# Data section:
* * * * * * * * *

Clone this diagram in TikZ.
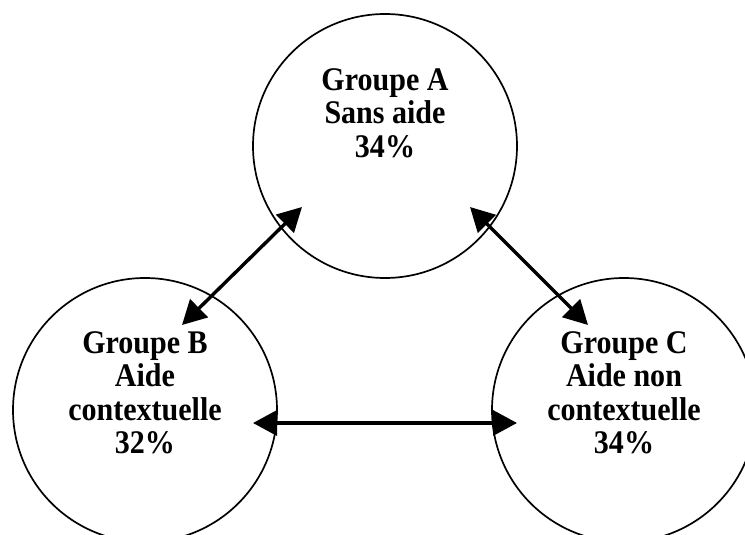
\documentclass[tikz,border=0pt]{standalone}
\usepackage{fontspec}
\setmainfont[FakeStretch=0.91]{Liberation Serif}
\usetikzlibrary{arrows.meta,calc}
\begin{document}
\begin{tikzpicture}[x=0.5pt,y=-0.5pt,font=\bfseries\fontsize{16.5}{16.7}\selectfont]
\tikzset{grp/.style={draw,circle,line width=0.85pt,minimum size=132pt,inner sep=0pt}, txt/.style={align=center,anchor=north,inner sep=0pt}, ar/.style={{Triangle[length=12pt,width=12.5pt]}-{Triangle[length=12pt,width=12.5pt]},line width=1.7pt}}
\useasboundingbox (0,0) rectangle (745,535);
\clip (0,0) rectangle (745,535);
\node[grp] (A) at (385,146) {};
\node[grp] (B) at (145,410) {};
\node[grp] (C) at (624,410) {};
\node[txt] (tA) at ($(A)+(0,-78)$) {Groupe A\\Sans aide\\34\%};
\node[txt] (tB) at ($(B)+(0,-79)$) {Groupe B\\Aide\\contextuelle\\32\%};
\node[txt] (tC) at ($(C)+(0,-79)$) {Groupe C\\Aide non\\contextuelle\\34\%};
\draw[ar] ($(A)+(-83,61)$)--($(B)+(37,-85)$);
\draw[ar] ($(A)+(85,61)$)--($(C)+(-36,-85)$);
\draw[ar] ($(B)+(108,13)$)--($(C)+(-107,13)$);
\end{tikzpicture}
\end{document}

* * * * * * * * *

# What you will do:
Make an exact copy of the data above, pictures excluded.

# Final result:
Clone this diagram in TikZ.
\documentclass[tikz,border=0pt]{standalone}
\usepackage{fontspec}
\setmainfont[FakeStretch=0.91]{Liberation Serif}
\usetikzlibrary{arrows.meta,calc}
\begin{document}
\begin{tikzpicture}[x=0.5pt,y=-0.5pt,font=\bfseries\fontsize{16.5}{16.7}\selectfont]
\tikzset{grp/.style={draw,circle,line width=0.85pt,minimum size=132pt,inner sep=0pt}, txt/.style={align=center,anchor=north,inner sep=0pt}, ar/.style={{Triangle[length=12pt,width=12.5pt]}-{Triangle[length=12pt,width=12.5pt]},line width=1.7pt}}
\useasboundingbox (0,0) rectangle (745,535);
\clip (0,0) rectangle (745,535);
\node[grp] (A) at (385,146) {};
\node[grp] (B) at (145,410) {};
\node[grp] (C) at (624,410) {};
\node[txt] (tA) at ($(A)+(0,-78)$) {Groupe A\\Sans aide\\34\%};
\node[txt] (tB) at ($(B)+(0,-79)$) {Groupe B\\Aide\\contextuelle\\32\%};
\node[txt] (tC) at ($(C)+(0,-79)$) {Groupe C\\Aide non\\contextuelle\\34\%};
\draw[ar] ($(A)+(-83,61)$)--($(B)+(37,-85)$);
\draw[ar] ($(A)+(85,61)$)--($(C)+(-36,-85)$);
\draw[ar] ($(B)+(108,13)$)--($(C)+(-107,13)$);
\end{tikzpicture}
\end{document}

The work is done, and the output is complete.